▼

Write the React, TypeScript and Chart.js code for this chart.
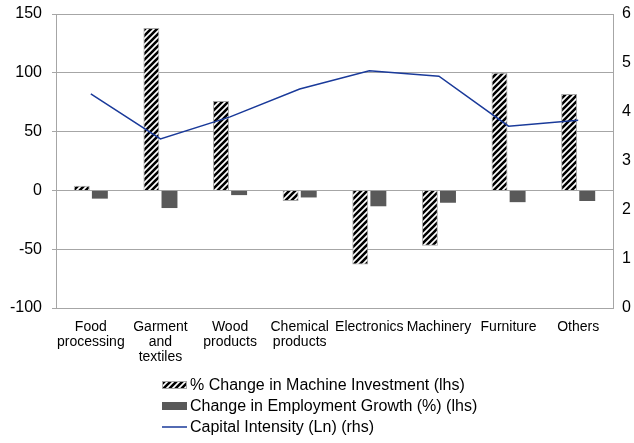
import React, { useEffect, useRef } from "react";
import { Chart, registerables } from "chart.js";
Chart.register(...registerables);

const categories: (string | string[])[] = [
  ["Food", "processing"],
  ["Garment", "and", "textiles"],
  ["Wood", "products"],
  ["Chemical", "products"],
  "Electronics",
  "Machinery",
  "Furniture",
  "Others",
];
const machineInvestment = [4, 138, 76, -9, -63, -47, 100, 82];
const employmentGrowth = [-7, -15, -4, -6, -13.5, -10.5, -10, -9];
const capitalIntensity = [4.37, 3.45, 3.9, 4.47, 4.84, 4.73, 3.71, 3.83];
const legendLabels = [
  "% Change in Machine Investment (lhs)",
  "Change in Employment Growth (%) (lhs)",
  "Capital Intensity (Ln) (rhs)",
];

const FONT = "'Liberation Sans', Arial, sans-serif";
const GRID = "#a6a6a6";
const EMP = "#595959";
const LINE = "#1a3a9a";

function makeHatch(): CanvasPattern | string {
  const s = 6;
  const c = document.createElement("canvas");
  c.width = s;
  c.height = s;
  const g = c.getContext("2d");
  if (!g) return "#000";
  g.fillStyle = "#fff";
  g.fillRect(0, 0, s, s);
  g.strokeStyle = "#000";
  g.lineWidth = 2.6;
  g.beginPath();
  g.moveTo(-1, s + 1);
  g.lineTo(s + 1, -1);
  g.moveTo(-1, 1);
  g.lineTo(1, -1);
  g.moveTo(s - 1, s + 1);
  g.lineTo(s + 1, s - 1);
  g.stroke();
  const p = g.createPattern(c, "repeat");
  return p || "#000";
}

export default function App() {
  const ref = useRef<HTMLCanvasElement>(null);
  useEffect(() => {
    document.body.style.margin = "0";
    const canvas = ref.current;
    if (!canvas) return;
    const hatch = makeHatch();

    const legendPlugin = {
      id: "customLegend",
      afterDraw(chart: any) {
        const ctx = chart.ctx;
        ctx.save();
        ctx.font = `16px ${FONT}`;
        ctx.textBaseline = "middle";
        const rows = [385, 406, 427];
        const sx = 162;
        const sw = 25;
        const tx = 190;
        ctx.fillStyle = hatch as any;
        ctx.fillRect(sx, rows[0] - 4, sw, 8);
        ctx.strokeStyle = GRID;
        ctx.lineWidth = 1;
        ctx.strokeRect(sx + 0.5, rows[0] - 3.5, sw - 1, 7);
        ctx.fillStyle = EMP;
        ctx.fillRect(sx, rows[1] - 4, sw, 8);
        ctx.strokeStyle = LINE;
        ctx.lineWidth = 1.5;
        ctx.beginPath();
        ctx.moveTo(sx, rows[2]);
        ctx.lineTo(sx + sw, rows[2]);
        ctx.stroke();
        ctx.fillStyle = "#000";
        legendLabels.forEach((t, i) => {
          ctx.fillText(t, tx, rows[i] + 1);
        });
        ctx.restore();
      },
    };

    const fixY = (w: number) => (s: any) => {
      s.width = w;
      s.paddingTop = 0;
      s.paddingBottom = 0;
    };

    const chart = new Chart(canvas, {
      type: "bar",
      data: {
        labels: categories as any,
        datasets: [
          {
            type: "line",
            label: legendLabels[2],
            data: capitalIntensity,
            yAxisID: "y2",
            borderColor: LINE,
            backgroundColor: LINE,
            borderWidth: 1.5,
            pointRadius: 0,
            tension: 0,
            order: 0,
          } as any,
          {
            type: "bar",
            label: legendLabels[0],
            data: machineInvestment,
            yAxisID: "y",
            backgroundColor: hatch as any,
            borderColor: GRID,
            borderWidth: 1,
            categoryPercentage: 0.52,
            barPercentage: 0.88,
            order: 1,
          },
          {
            type: "bar",
            label: legendLabels[1],
            data: employmentGrowth,
            yAxisID: "y",
            backgroundColor: EMP,
            borderWidth: 0,
            categoryPercentage: 0.52,
            barPercentage: 0.88,
            order: 1,
          },
        ],
      },
      options: {
        responsive: false,
        animation: false,
        layout: { padding: { top: 14, left: 0, right: 0, bottom: 0 } },
        plugins: {
          legend: { display: false },
          tooltip: { enabled: false },
        },
        scales: {
          x: {
            type: "category",
            offset: true,
            grid: { display: false },
            border: { display: true, color: GRID, width: 1 },
            ticks: {
              color: "#000",
              font: { family: FONT, size: 14, lineHeight: 1.1 },
              padding: 3,
              maxRotation: 0,
              minRotation: 0,
              autoSkip: false,
            },
            afterFit: (s: any) => {
              s.height = 135;
              s.paddingLeft = 0;
              s.paddingRight = 0;
            },
          },
          y: {
            position: "left",
            min: -100,
            max: 150,
            ticks: {
              stepSize: 50,
              color: "#000",
              font: { family: FONT, size: 16 },
              padding: 10,
            },
            grid: { color: GRID, lineWidth: 1, tickLength: 4 },
            border: { display: true, color: GRID, width: 1 },
            afterFit: fixY(56),
          },
          y2: {
            position: "right",
            min: 0,
            max: 6,
            ticks: {
              stepSize: 1,
              color: "#000",
              font: { family: FONT, size: 16 },
              padding: 9,
            },
            grid: { drawOnChartArea: false, drawTicks: false },
            border: { display: true, color: GRID, width: 1 },
            afterFit: fixY(21),
          },
        },
      },
      plugins: [legendPlugin],
    });
    return () => chart.destroy();
  }, []);
  return (
    <div style={{ width: 634, height: 443 }}>
      <canvas ref={ref} width={634} height={443} style={{ display: "block" }} />
    </div>
  );
}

▲

• _INSTRUCTION_: Restate exactly, please, only the lines between the start of the data and the line containing "Chart.register(...registerables);", both ends included, skipping the pictures.

• _OUTPUT FOR THIS EXERCISE_:
Write the React, TypeScript and Chart.js code for this chart.
import React, { useEffect, useRef } from "react";
import { Chart, registerables } from "chart.js";
Chart.register(...registerables);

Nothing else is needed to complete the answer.